◆ **Source data**
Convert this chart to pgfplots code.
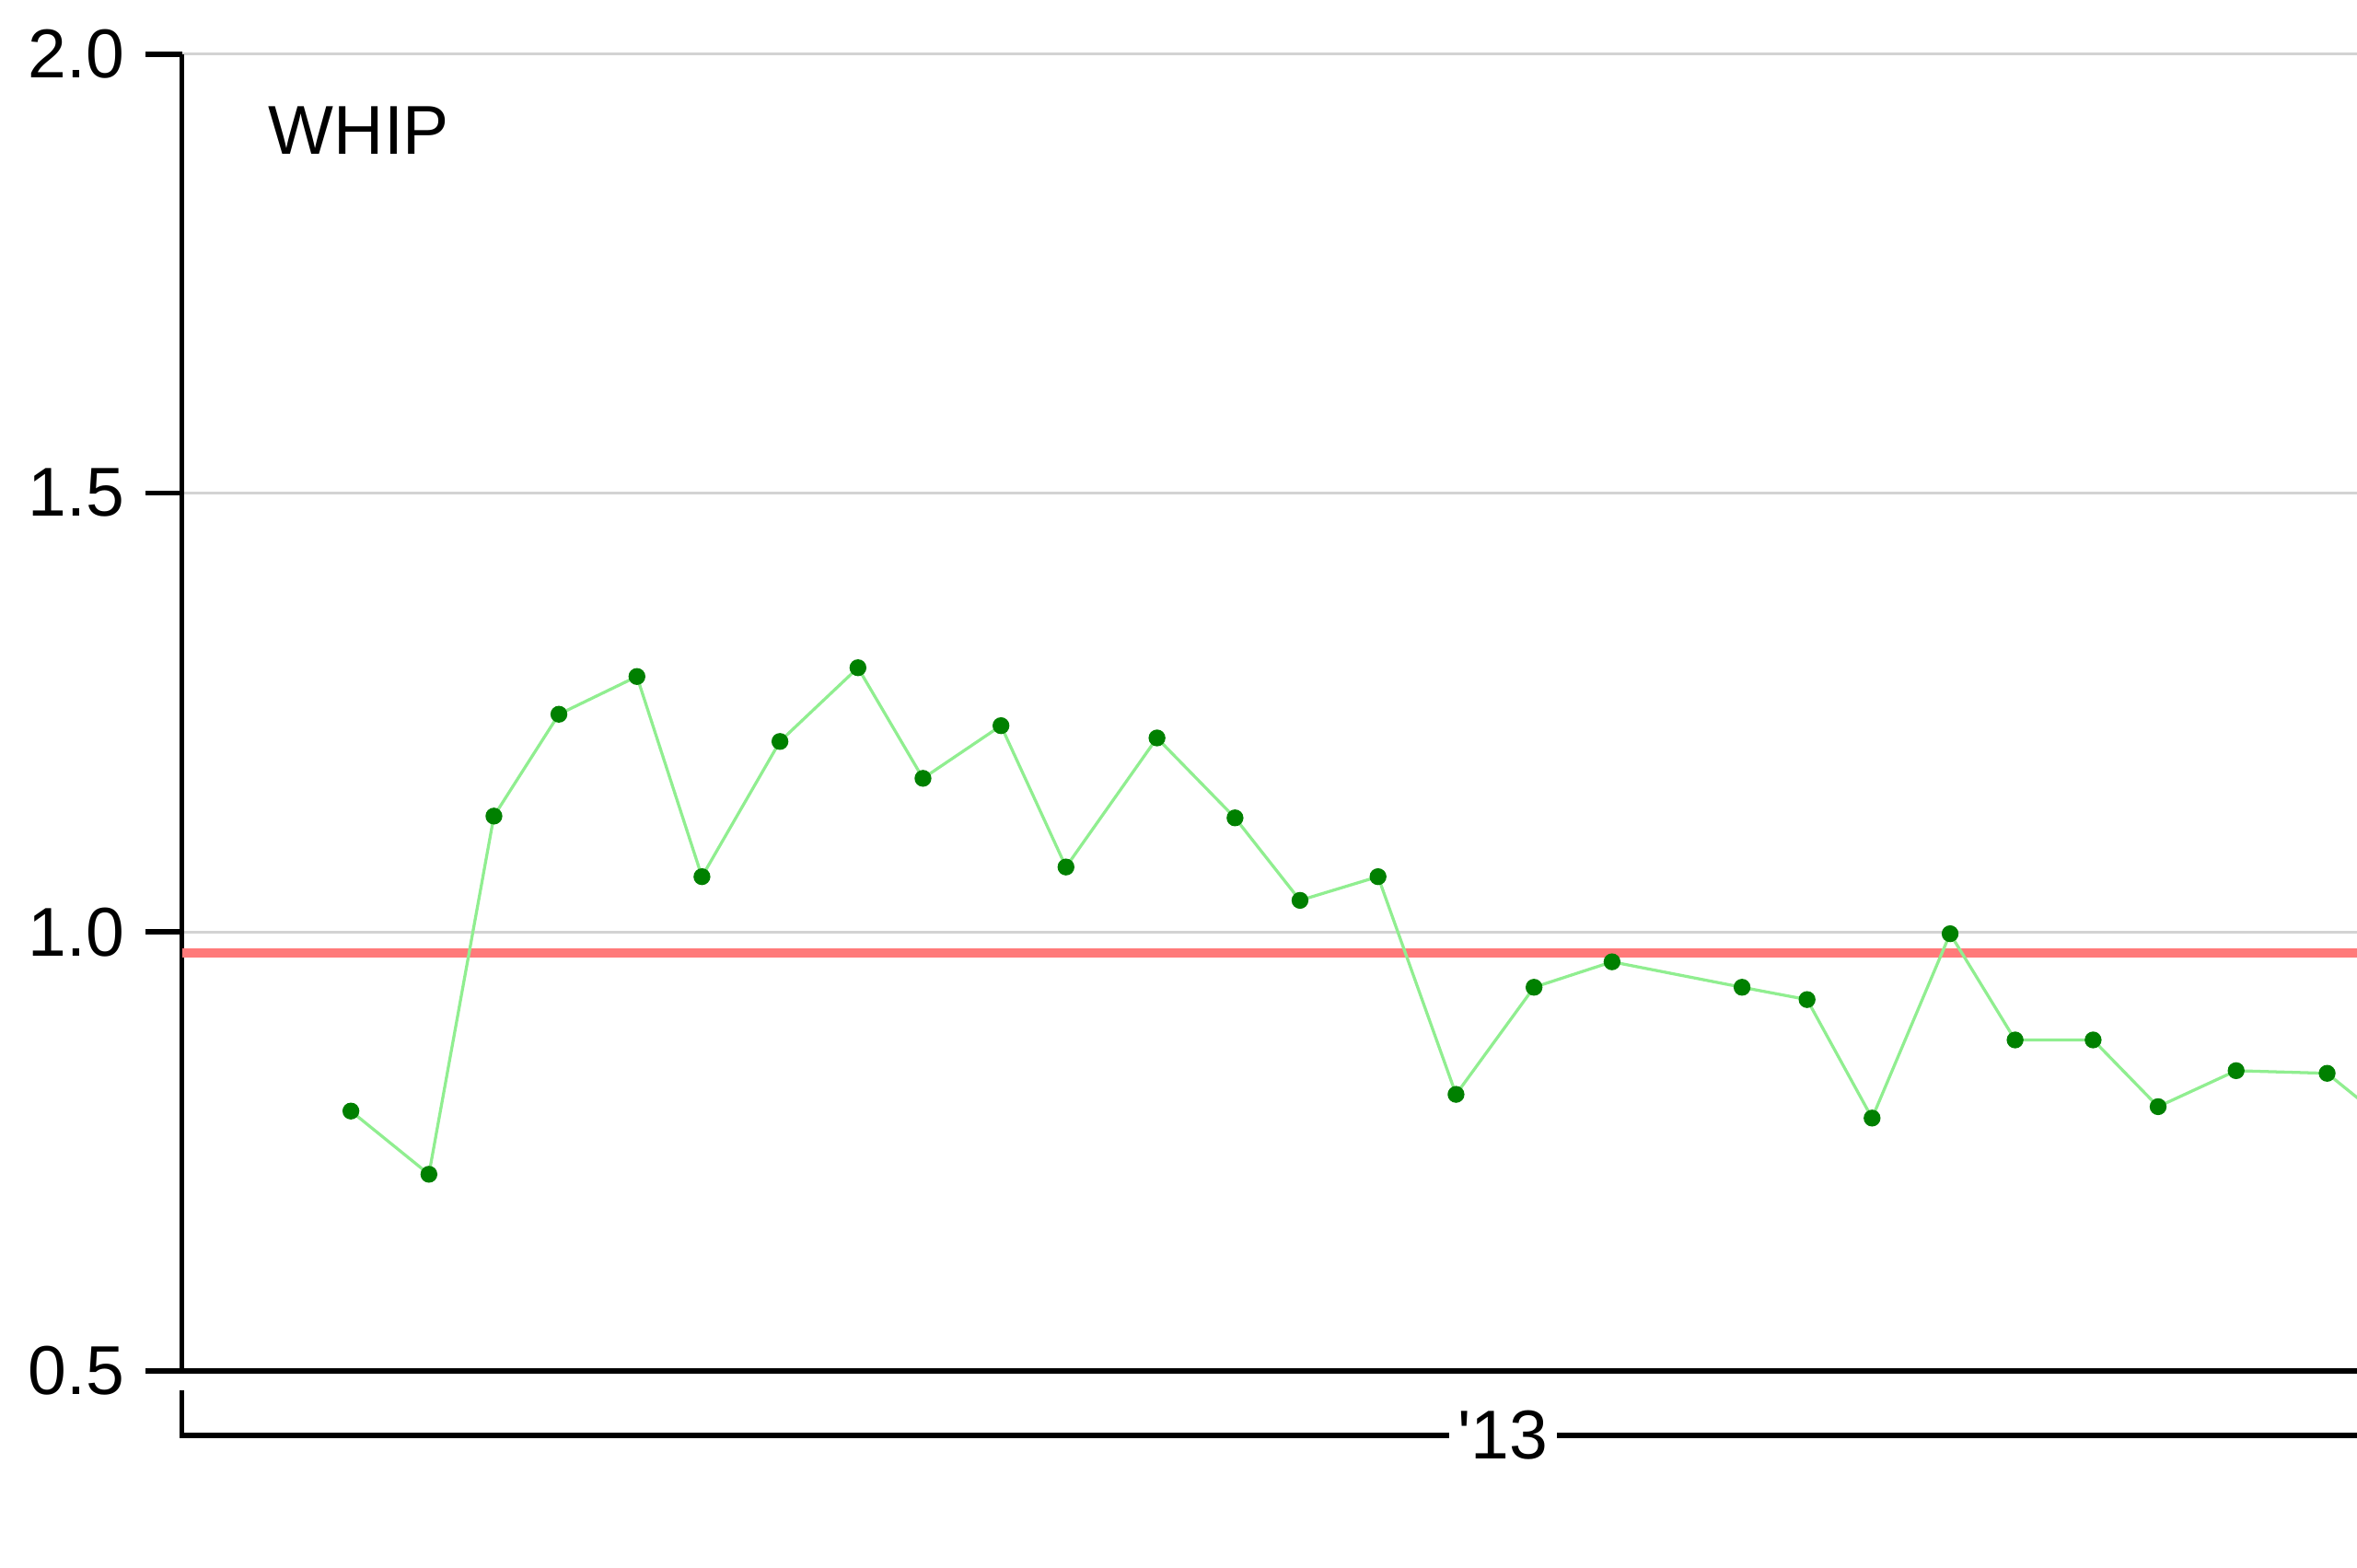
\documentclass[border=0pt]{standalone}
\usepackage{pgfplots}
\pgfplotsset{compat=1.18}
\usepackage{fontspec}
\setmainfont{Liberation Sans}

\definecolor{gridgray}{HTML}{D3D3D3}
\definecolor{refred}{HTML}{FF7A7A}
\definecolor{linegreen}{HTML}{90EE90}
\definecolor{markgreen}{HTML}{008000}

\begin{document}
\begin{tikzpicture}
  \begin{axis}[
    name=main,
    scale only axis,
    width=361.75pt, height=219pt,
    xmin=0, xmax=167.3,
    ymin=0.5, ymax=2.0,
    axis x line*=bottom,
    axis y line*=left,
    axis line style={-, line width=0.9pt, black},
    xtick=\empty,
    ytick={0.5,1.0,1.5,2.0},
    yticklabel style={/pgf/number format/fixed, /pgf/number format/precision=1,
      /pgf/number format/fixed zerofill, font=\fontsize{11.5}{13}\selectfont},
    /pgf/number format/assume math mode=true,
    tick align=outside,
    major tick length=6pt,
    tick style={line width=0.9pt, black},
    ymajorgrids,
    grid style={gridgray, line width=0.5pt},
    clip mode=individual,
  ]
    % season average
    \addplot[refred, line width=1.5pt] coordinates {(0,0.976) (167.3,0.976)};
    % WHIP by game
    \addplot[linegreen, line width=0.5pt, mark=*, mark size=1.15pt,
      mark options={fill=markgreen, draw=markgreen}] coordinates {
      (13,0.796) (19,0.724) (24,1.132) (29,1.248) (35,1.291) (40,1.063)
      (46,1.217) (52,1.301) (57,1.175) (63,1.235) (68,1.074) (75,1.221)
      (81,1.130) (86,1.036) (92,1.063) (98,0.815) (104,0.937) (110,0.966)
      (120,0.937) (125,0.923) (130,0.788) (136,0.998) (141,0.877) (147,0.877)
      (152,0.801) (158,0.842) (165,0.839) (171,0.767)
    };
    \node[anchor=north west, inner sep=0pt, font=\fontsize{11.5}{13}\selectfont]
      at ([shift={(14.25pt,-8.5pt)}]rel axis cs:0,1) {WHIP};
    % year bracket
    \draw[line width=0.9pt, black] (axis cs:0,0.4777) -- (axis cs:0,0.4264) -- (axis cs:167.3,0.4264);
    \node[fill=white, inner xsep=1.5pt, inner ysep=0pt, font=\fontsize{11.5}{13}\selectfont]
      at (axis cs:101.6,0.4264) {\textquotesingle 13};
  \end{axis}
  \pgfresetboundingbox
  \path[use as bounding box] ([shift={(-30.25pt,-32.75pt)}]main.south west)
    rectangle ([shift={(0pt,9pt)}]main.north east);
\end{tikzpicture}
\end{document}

◆ **What you will do**
Write out the full listing verbatim, excluding its pictures.

◆ **Task response**
Convert this chart to pgfplots code.
\documentclass[border=0pt]{standalone}
\usepackage{pgfplots}
\pgfplotsset{compat=1.18}
\usepackage{fontspec}
\setmainfont{Liberation Sans}

\definecolor{gridgray}{HTML}{D3D3D3}
\definecolor{refred}{HTML}{FF7A7A}
\definecolor{linegreen}{HTML}{90EE90}
\definecolor{markgreen}{HTML}{008000}

\begin{document}
\begin{tikzpicture}
  \begin{axis}[
    name=main,
    scale only axis,
    width=361.75pt, height=219pt,
    xmin=0, xmax=167.3,
    ymin=0.5, ymax=2.0,
    axis x line*=bottom,
    axis y line*=left,
    axis line style={-, line width=0.9pt, black},
    xtick=\empty,
    ytick={0.5,1.0,1.5,2.0},
    yticklabel style={/pgf/number format/fixed, /pgf/number format/precision=1,
      /pgf/number format/fixed zerofill, font=\fontsize{11.5}{13}\selectfont},
    /pgf/number format/assume math mode=true,
    tick align=outside,
    major tick length=6pt,
    tick style={line width=0.9pt, black},
    ymajorgrids,
    grid style={gridgray, line width=0.5pt},
    clip mode=individual,
  ]
    % season average
    \addplot[refred, line width=1.5pt] coordinates {(0,0.976) (167.3,0.976)};
    % WHIP by game
    \addplot[linegreen, line width=0.5pt, mark=*, mark size=1.15pt,
      mark options={fill=markgreen, draw=markgreen}] coordinates {
      (13,0.796) (19,0.724) (24,1.132) (29,1.248) (35,1.291) (40,1.063)
      (46,1.217) (52,1.301) (57,1.175) (63,1.235) (68,1.074) (75,1.221)
      (81,1.130) (86,1.036) (92,1.063) (98,0.815) (104,0.937) (110,0.966)
      (120,0.937) (125,0.923) (130,0.788) (136,0.998) (141,0.877) (147,0.877)
      (152,0.801) (158,0.842) (165,0.839) (171,0.767)
    };
    \node[anchor=north west, inner sep=0pt, font=\fontsize{11.5}{13}\selectfont]
      at ([shift={(14.25pt,-8.5pt)}]rel axis cs:0,1) {WHIP};
    % year bracket
    \draw[line width=0.9pt, black] (axis cs:0,0.4777) -- (axis cs:0,0.4264) -- (axis cs:167.3,0.4264);
    \node[fill=white, inner xsep=1.5pt, inner ysep=0pt, font=\fontsize{11.5}{13}\selectfont]
      at (axis cs:101.6,0.4264) {\textquotesingle 13};
  \end{axis}
  \pgfresetboundingbox
  \path[use as bounding box] ([shift={(-30.25pt,-32.75pt)}]main.south west)
    rectangle ([shift={(0pt,9pt)}]main.north east);
\end{tikzpicture}
\end{document}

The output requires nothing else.